AI transforms medical imaging

A revolution is brewing within the medical-imaging space as well. X-rays haven’t changed much in the past 100 years. We may have digitized all the technology surrounding them, but we have yet to make monumental changes. The cathode ray tube still has to be superheated for an X-ray to work, and the heating and cooling makes the machines very expensive. Fortunately, the AI solution developed by Nanox has made a breakthrough in X-ray technology, allowing the cathode (which is a vacuum tube that produces images when its phosphorescent surface is struck by electron beams) to operate at room temperature. Moreover, the company introduced the digital x-ray, which is the first innovation in x-ray technology in the past 126 years. The development of a new breed of medical-imaging infrastructure that can be deployed en masse, coupled with a radiology-services cloud platform, provides preventive care solutions on a global scale.


So, according to the author, x-rays apparently change every 200 years or so, but it is unclear in what way.  All the technology surrounding x-rays has been digitized, but in non-monumental way.  X-rays require cathode ray tubes - just like those old TVs.  And those cathode ray tubes have to be superheated, which makes them very expensive (they cost almost $100 on eBay, as nobody makes them anymore).  

Fortunately, an artificial intelligence solution is here to help.  That artificial intelligence has made a break-through discovery that the genuine intelligence could not make - it found a way to allow the cathode, which is the Trinitron vacuum tube used by Sony's TVs, to operate at room temperature (Sony TVs, if you remember, used to only operate in ovens set to 500 degrees Fahrenheit).  

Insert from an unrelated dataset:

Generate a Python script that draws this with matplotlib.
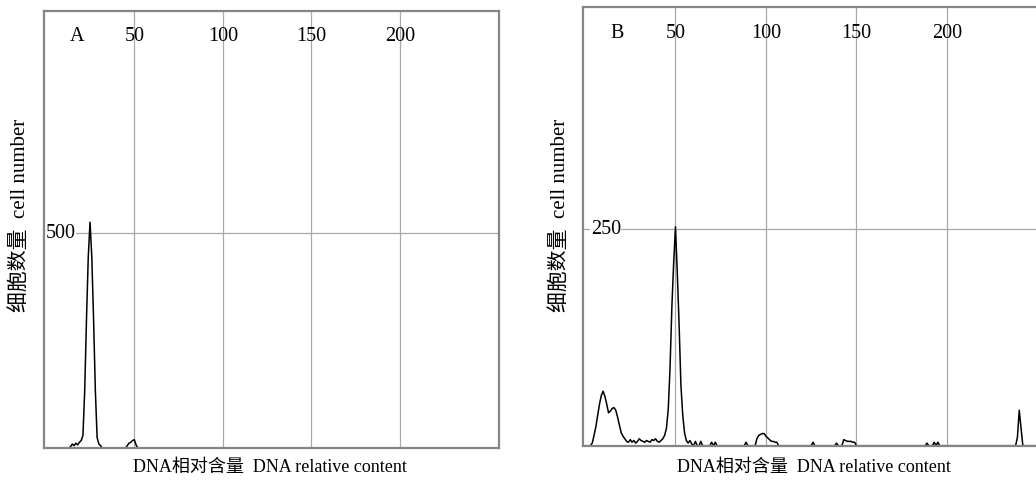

Moreover, the company behind that artificial intelligence introduced digital (not to be confused with digitized) x-rays.  That is, apparently, the first innovation in x-ray technology in the past 126 years - in other words, everyone has been using the same-old cold-cathode (and, thus, digital) Crookes tube that Roentgen used in 1895 - no change since then.

Now, who is to blame?  The clueless author, the inept editor, or the cunning fraud that sprays all this nonsense in its press releases and investor presentations, and on its website and social media.